Marie Eve(1872-1943)
- Writer
Marie Eve was the pseudonym/pen name for the Austrian writer Frida Uhl. Born Maria Friederike Cornelia Uhl, in Mondsee, Austria, in 1872. The daughter of Friedrich Uhl, author, theatre critic, and editor-in-chief of the newspaper Wiener Zeitung. Frida Uhl was educated at convent schools in Görz, Bad Reichenhall, London och Paris. In 1892 she moved to Berlin, Germany, and became literature correspondent for the Wiener Zeitung. She was fluent in French, English and German, and enjoyed socializing with artist and writers. In January 1893 she met the Swedish playwright and author August Strindberg. They married in May at the German island Helgoland and later the same year had a daughter, Kerstin. Frida Uhl introduced Strindberg to London's literary world and promoted his plays and writings for the years to come. When Strindberg returned to Sweden, Frida Uhl met with German playwright Frank Wedekind, became pregnant and gave birth to her son Friedrich in 1897. Together with German poet Hanns Heinz Ewers, she founded the first Berlin cabaret in 1900. She was closely acquainted with several members of the literary group Jung-Wien, such as the poet Peter Altenberg, the essayist Richard Schaukal and the journalist Karl Kraus.

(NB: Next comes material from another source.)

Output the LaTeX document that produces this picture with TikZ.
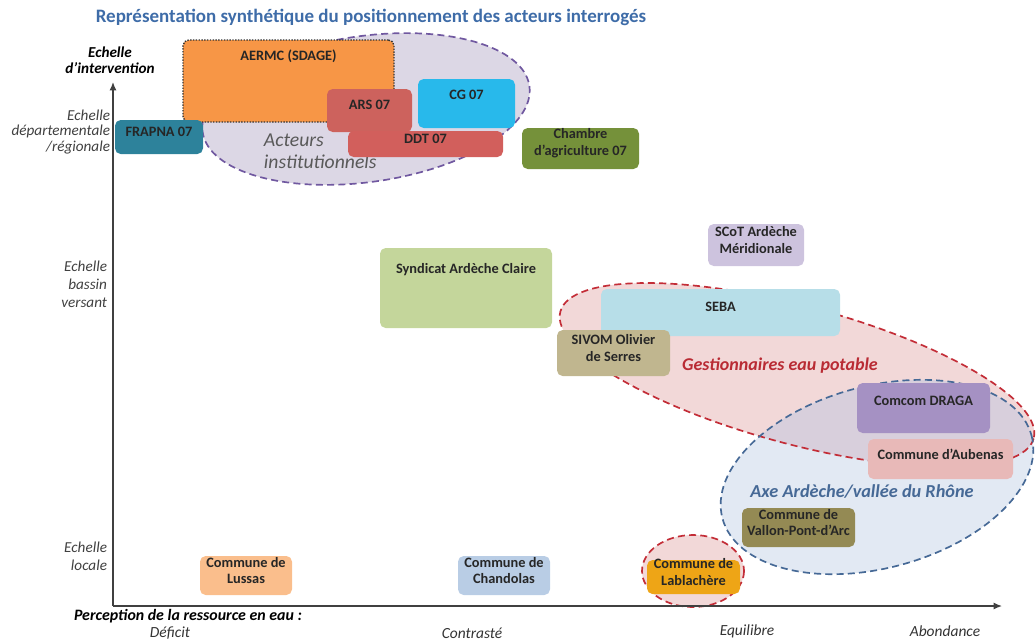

Bored with the Jung-Wien camaraderie, Frida Uhl was ready for a change for the better and teamed up with the Austrian aristocrat Werner von Oesteren. After a few wild years and a couple of suicide attempts she left for London, where she succeeded in becoming an art dealer and opened a cabaret, theatre club called the Cave of the Golden Calf on 9 Heddon Street, at Regent Street. In 1914 she took off for the United States of America, where she was offered a job at Fox Film developing European scripts with the Russian writer Mikhail Petrovich Artzybashev. Along with plans of promoting the recently deceased August Strindbergs writings. At least two of his plays she, as Marie Eve, transformed into her own screenplays, "The Death Dance" and "The Golden Shower". Frida Uhl published her memoirs "Marriage with Genius" in 1937 and returned to Austria in the early 1940's, where she died in 1943.